# DATASET ROWS start

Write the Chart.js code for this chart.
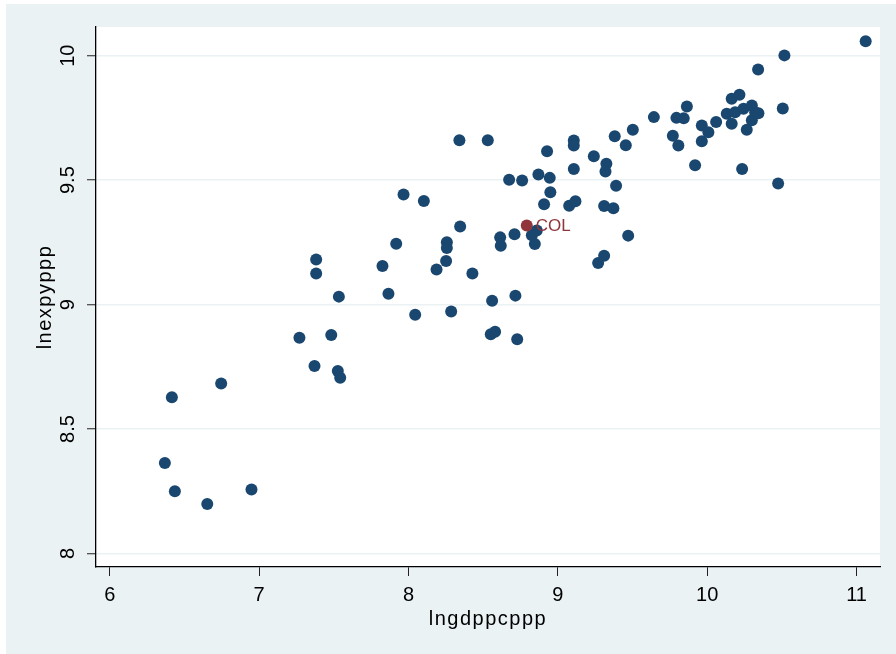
<!DOCTYPE html>
<html>

<head>
    <title>lnexpyppp vs lngdppcppp</title>
    <script src="https://cdn.jsdelivr.net/npm/chart.js"></script>
    <style>
        body { margin: 0; background: #ffffff; }
        #chart { position: absolute; left: 6px; top: 4px; background: #eaf2f3; }
    </style>
</head>

<body>
    <canvas id="chart" width="890" height="650"></canvas>
    <script>
        // values
        const xVals = [6.416, 6.746, 6.369, 6.436, 6.653, 6.949,
            7.270, 7.483, 7.371, 7.527, 7.543, 7.382, 7.382, 7.534, 7.826, 7.866, 7.918, 7.967,
            8.045, 8.103, 8.188, 8.252, 8.257, 8.257, 8.286, 8.346, 8.341, 8.428, 8.531, 8.551,
            8.580, 8.560, 8.614, 8.618, 8.674, 8.710, 8.716, 8.728, 8.761, 8.826, 8.846, 8.859,
            8.870, 8.908, 8.928, 8.946, 8.950, 9.076, 9.107, 9.107, 9.107, 9.118, 9.241, 9.270,
            9.310, 9.310, 9.325, 9.319, 9.372, 9.381, 9.390, 9.455, 9.471, 9.502, 9.643, 9.770,
            9.794, 9.807, 9.843, 9.864, 9.919, 9.964, 9.964, 10.008, 10.060, 10.131, 10.164,
            10.164, 10.187, 10.216, 10.234, 10.243, 10.265, 10.299, 10.299, 10.321, 10.343,
            10.341, 10.475, 10.506, 10.517, 11.061];
        const yVals = [8.628, 8.683, 8.364, 8.250, 8.199, 8.257,
            8.867, 8.878, 8.753, 8.733, 8.706, 9.181, 9.125, 9.032, 9.155, 9.044, 9.244, 9.442,
            8.959, 9.416, 9.141, 9.175, 9.250, 9.227, 8.972, 9.314, 9.660, 9.125, 9.660, 8.881,
            8.891, 9.015, 9.270, 9.236, 9.501, 9.283, 9.036, 8.861, 9.498, 9.279, 9.243, 9.298,
            9.523, 9.403, 9.616, 9.509, 9.451, 9.397, 9.659, 9.639, 9.545, 9.415, 9.596, 9.167,
            9.196, 9.396, 9.566, 9.535, 9.387, 9.676, 9.477, 9.640, 9.277, 9.702, 9.753, 9.678,
            9.750, 9.639, 9.748, 9.796, 9.560, 9.719, 9.656, 9.692, 9.733, 9.767, 9.827,
            9.726, 9.773, 9.843, 9.545, 9.787, 9.702, 9.800, 9.740, 9.773, 9.769,
            9.944, 9.486, 9.788, 10.001, 10.058];

        // highlighted country
        const colX = [8.792];
        const colY = [9.318];
        const colLabel = ['COL'];

        const xTicks = [6, 7, 8, 9, 10, 11];
        const xTickLabels = ['6', '7', '8', '9', '10', '11'];
        const yTicks = [8, 8.5, 9, 9.5, 10];
        const yTickLabels = ['8', '8.5', '9', '9.5', '10'];

        const navy = '#1a476f';
        const maroon = '#90353b';
        const fontFamily = '"Liberation Sans", Arial, Helvetica, sans-serif';

        const mainPoints = xVals.map((x, i) => ({ x: x, y: yVals[i] }));
        const colPoints = colX.map((x, i) => ({ x: x, y: colY[i] }));

        const plotBg = {
            id: 'plotBg',
            beforeDraw(chart) {
                const { ctx, chartArea: a } = chart;
                ctx.save();
                ctx.fillStyle = '#ffffff';
                ctx.fillRect(a.left, a.top, a.right - a.left, a.bottom - a.top);
                ctx.restore();
            }
        };

        // axis titles in the reference are a bit spread out
        const wideTitles = {
            id: 'wideTitles',
            afterLayout(chart) {
                Object.values(chart.scales).forEach(s => {
                    if (s._wideTitle) return;
                    const orig = s.drawTitle;
                    s.drawTitle = function () {
                        this.ctx.letterSpacing = '1.5px';
                        orig.apply(this, arguments);
                        this.ctx.letterSpacing = '0px';
                    };
                    s._wideTitle = true;
                });
            }
        };

        const pointLabels = {
            id: 'pointLabels',
            afterDatasetsDraw(chart) {
                const ctx = chart.ctx;
                const meta = chart.getDatasetMeta(0);
                ctx.save();
                ctx.font = '17px ' + fontFamily;
                ctx.fillStyle = maroon;
                ctx.textAlign = 'left';
                ctx.textBaseline = 'middle';
                meta.data.forEach((pt, i) => {
                    ctx.fillText(colLabel[i], pt.x + 9, pt.y + 1);
                });
                ctx.restore();
            }
        };

        new Chart(document.getElementById('chart'), {
            type: 'scatter',
            data: {
                datasets: [{
                    label: 'COL',
                    data: colPoints,
                    backgroundColor: maroon,
                    borderWidth: 0,
                    pointRadius: 6,
                    pointHoverRadius: 6
                }, {
                    label: 'lnexpyppp',
                    data: mainPoints,
                    backgroundColor: navy,
                    borderWidth: 0,
                    pointRadius: 6,
                    pointHoverRadius: 6
                }]
            },
            options: {
                responsive: false,
                animation: false,
                layout: { padding: { left: 0, top: 23, right: 16, bottom: 0 } },
                plugins: {
                    legend: { display: false },
                    tooltip: { enabled: false }
                },
                scales: {
                    x: {
                        type: 'linear',
                        min: 5.908,
                        max: 11.157,
                        afterBuildTicks: s => { s.ticks = xTicks.map(v => ({ value: v })); },
                        afterFit: s => { s.height = 87; },
                        border: { display: true, color: '#000000', width: 1.3 },
                        grid: { drawOnChartArea: false, tickLength: 9, tickColor: '#222222', tickWidth: 1 },
                        ticks: {
                            autoSkip: false,
                            maxRotation: 0,
                            padding: 7,
                            color: '#000000',
                            font: { family: fontFamily, size: 20, lineHeight: 1.2 },
                            callback: (v, i) => xTickLabels[i]
                        },
                        title: {
                            display: true,
                            text: 'lngdppcppp',
                            color: '#000000',
                            font: { family: fontFamily, size: 20, lineHeight: 1.2 },
                            padding: { top: 0, bottom: 23 }
                        }
                    },
                    y: {
                        type: 'linear',
                        min: 7.946,
                        max: 10.115,
                        afterBuildTicks: s => { s.ticks = yTicks.map(v => ({ value: v })); },
                        afterFit: s => { s.width = 90; },
                        border: { display: true, color: '#000000', width: 1.3 },
                        grid: { color: '#eaf2f3', lineWidth: 1.5, tickLength: 9, tickColor: '#222222', tickWidth: 1 },
                        ticks: {
                            autoSkip: false,
                            minRotation: 90,
                            maxRotation: 90,
                            crossAlign: 'center',
                            padding: 5,
                            color: '#000000',
                            font: { family: fontFamily, size: 20, lineHeight: 1.2 },
                            callback: (v, i) => yTickLabels[i]
                        },
                        title: {
                            display: true,
                            text: 'lnexpyppp',
                            color: '#000000',
                            font: { family: fontFamily, size: 20, lineHeight: 1.2 },
                            padding: { top: 27, bottom: 0 }
                        }
                    }
                }
            },
            plugins: [plotBg, wideTitles, pointLabels]
        });
    </script>
</body>

</html>
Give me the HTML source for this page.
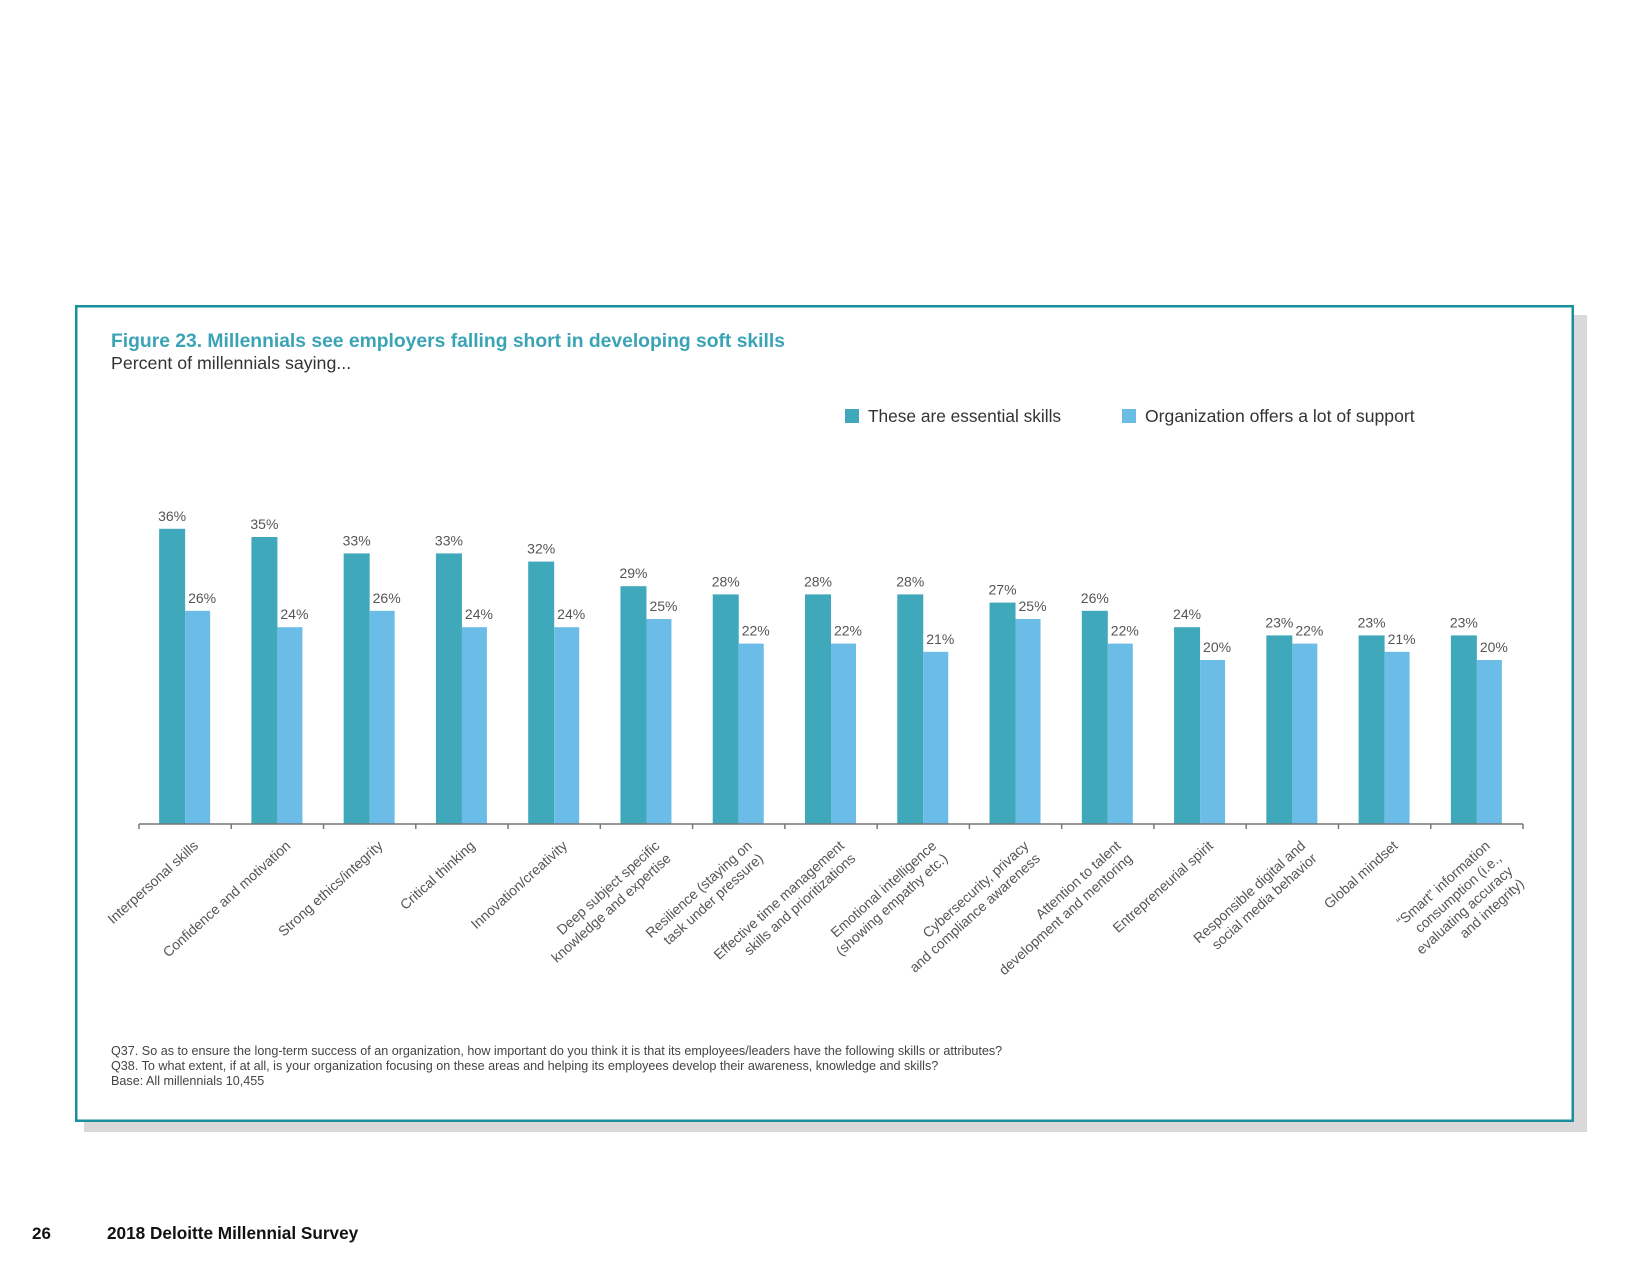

# DATASET ROWS end

SHORT TASK:
The records above must be transcribed exactly. Pictures are left out of the copy.

EXERCISE ANSWER:
Write the Chart.js code for this chart.
<!DOCTYPE html>
<html>

<head>
    <title>lnexpyppp vs lngdppcppp</title>
    <script src="https://cdn.jsdelivr.net/npm/chart.js"></script>
    <style>
        body { margin: 0; background: #ffffff; }
        #chart { position: absolute; left: 6px; top: 4px; background: #eaf2f3; }
    </style>
</head>

<body>
    <canvas id="chart" width="890" height="650"></canvas>
    <script>
        // values
        const xVals = [6.416, 6.746, 6.369, 6.436, 6.653, 6.949,
            7.270, 7.483, 7.371, 7.527, 7.543, 7.382, 7.382, 7.534, 7.826, 7.866, 7.918, 7.967,
            8.045, 8.103, 8.188, 8.252, 8.257, 8.257, 8.286, 8.346, 8.341, 8.428, 8.531, 8.551,
            8.580, 8.560, 8.614, 8.618, 8.674, 8.710, 8.716, 8.728, 8.761, 8.826, 8.846, 8.859,
            8.870, 8.908, 8.928, 8.946, 8.950, 9.076, 9.107, 9.107, 9.107, 9.118, 9.241, 9.270,
            9.310, 9.310, 9.325, 9.319, 9.372, 9.381, 9.390, 9.455, 9.471, 9.502, 9.643, 9.770,
            9.794, 9.807, 9.843, 9.864, 9.919, 9.964, 9.964, 10.008, 10.060, 10.131, 10.164,
            10.164, 10.187, 10.216, 10.234, 10.243, 10.265, 10.299, 10.299, 10.321, 10.343,
            10.341, 10.475, 10.506, 10.517, 11.061];
        const yVals = [8.628, 8.683, 8.364, 8.250, 8.199, 8.257,
            8.867, 8.878, 8.753, 8.733, 8.706, 9.181, 9.125, 9.032, 9.155, 9.044, 9.244, 9.442,
            8.959, 9.416, 9.141, 9.175, 9.250, 9.227, 8.972, 9.314, 9.660, 9.125, 9.660, 8.881,
            8.891, 9.015, 9.270, 9.236, 9.501, 9.283, 9.036, 8.861, 9.498, 9.279, 9.243, 9.298,
            9.523, 9.403, 9.616, 9.509, 9.451, 9.397, 9.659, 9.639, 9.545, 9.415, 9.596, 9.167,
            9.196, 9.396, 9.566, 9.535, 9.387, 9.676, 9.477, 9.640, 9.277, 9.702, 9.753, 9.678,
            9.750, 9.639, 9.748, 9.796, 9.560, 9.719, 9.656, 9.692, 9.733, 9.767, 9.827,
            9.726, 9.773, 9.843, 9.545, 9.787, 9.702, 9.800, 9.740, 9.773, 9.769,
            9.944, 9.486, 9.788, 10.001, 10.058];

        // highlighted country
        const colX = [8.792];
        const colY = [9.318];
        const colLabel = ['COL'];

        const xTicks = [6, 7, 8, 9, 10, 11];
        const xTickLabels = ['6', '7', '8', '9', '10', '11'];
        const yTicks = [8, 8.5, 9, 9.5, 10];
        const yTickLabels = ['8', '8.5', '9', '9.5', '10'];

        const navy = '#1a476f';
        const maroon = '#90353b';
        const fontFamily = '"Liberation Sans", Arial, Helvetica, sans-serif';

        const mainPoints = xVals.map((x, i) => ({ x: x, y: yVals[i] }));
        const colPoints = colX.map((x, i) => ({ x: x, y: colY[i] }));

        const plotBg = {
            id: 'plotBg',
            beforeDraw(chart) {
                const { ctx, chartArea: a } = chart;
                ctx.save();
                ctx.fillStyle = '#ffffff';
                ctx.fillRect(a.left, a.top, a.right - a.left, a.bottom - a.top);
                ctx.restore();
            }
        };

        // axis titles in the reference are a bit spread out
        const wideTitles = {
            id: 'wideTitles',
            afterLayout(chart) {
                Object.values(chart.scales).forEach(s => {
                    if (s._wideTitle) return;
                    const orig = s.drawTitle;
                    s.drawTitle = function () {
                        this.ctx.letterSpacing = '1.5px';
                        orig.apply(this, arguments);
                        this.ctx.letterSpacing = '0px';
                    };
                    s._wideTitle = true;
                });
            }
        };

        const pointLabels = {
            id: 'pointLabels',
            afterDatasetsDraw(chart) {
                const ctx = chart.ctx;
                const meta = chart.getDatasetMeta(0);
                ctx.save();
                ctx.font = '17px ' + fontFamily;
                ctx.fillStyle = maroon;
                ctx.textAlign = 'left';
                ctx.textBaseline = 'middle';
                meta.data.forEach((pt, i) => {
                    ctx.fillText(colLabel[i], pt.x + 9, pt.y + 1);
                });
                ctx.restore();
            }
        };

        new Chart(document.getElementById('chart'), {
            type: 'scatter',
            data: {
                datasets: [{
                    label: 'COL',
                    data: colPoints,
                    backgroundColor: maroon,
                    borderWidth: 0,
                    pointRadius: 6,
                    pointHoverRadius: 6
                }, {
                    label: 'lnexpyppp',
                    data: mainPoints,
                    backgroundColor: navy,
                    borderWidth: 0,
                    pointRadius: 6,
                    pointHoverRadius: 6
                }]
            },
            options: {
                responsive: false,
                animation: false,
                layout: { padding: { left: 0, top: 23, right: 16, bottom: 0 } },
                plugins: {
                    legend: { display: false },
                    tooltip: { enabled: false }
                },
                scales: {
                    x: {
                        type: 'linear',
                        min: 5.908,
                        max: 11.157,
                        afterBuildTicks: s => { s.ticks = xTicks.map(v => ({ value: v })); },
                        afterFit: s => { s.height = 87; },
                        border: { display: true, color: '#000000', width: 1.3 },
                        grid: { drawOnChartArea: false, tickLength: 9, tickColor: '#222222', tickWidth: 1 },
                        ticks: {
                            autoSkip: false,
                            maxRotation: 0,
                            padding: 7,
                            color: '#000000',
                            font: { family: fontFamily, size: 20, lineHeight: 1.2 },
                            callback: (v, i) => xTickLabels[i]
                        },
                        title: {
                            display: true,
                            text: 'lngdppcppp',
                            color: '#000000',
                            font: { family: fontFamily, size: 20, lineHeight: 1.2 },
                            padding: { top: 0, bottom: 23 }
                        }
                    },
                    y: {
                        type: 'linear',
                        min: 7.946,
                        max: 10.115,
                        afterBuildTicks: s => { s.ticks = yTicks.map(v => ({ value: v })); },
                        afterFit: s => { s.width = 90; },
                        border: { display: true, color: '#000000', width: 1.3 },
                        grid: { color: '#eaf2f3', lineWidth: 1.5, tickLength: 9, tickColor: '#222222', tickWidth: 1 },
                        ticks: {
                            autoSkip: false,
                            minRotation: 90,
                            maxRotation: 90,
                            crossAlign: 'center',
                            padding: 5,
                            color: '#000000',
                            font: { family: fontFamily, size: 20, lineHeight: 1.2 },
                            callback: (v, i) => yTickLabels[i]
                        },
                        title: {
                            display: true,
                            text: 'lnexpyppp',
                            color: '#000000',
                            font: { family: fontFamily, size: 20, lineHeight: 1.2 },
                            padding: { top: 27, bottom: 0 }
                        }
                    }
                }
            },
            plugins: [plotBg, wideTitles, pointLabels]
        });
    </script>
</body>

</html>
Give me the HTML source for this page.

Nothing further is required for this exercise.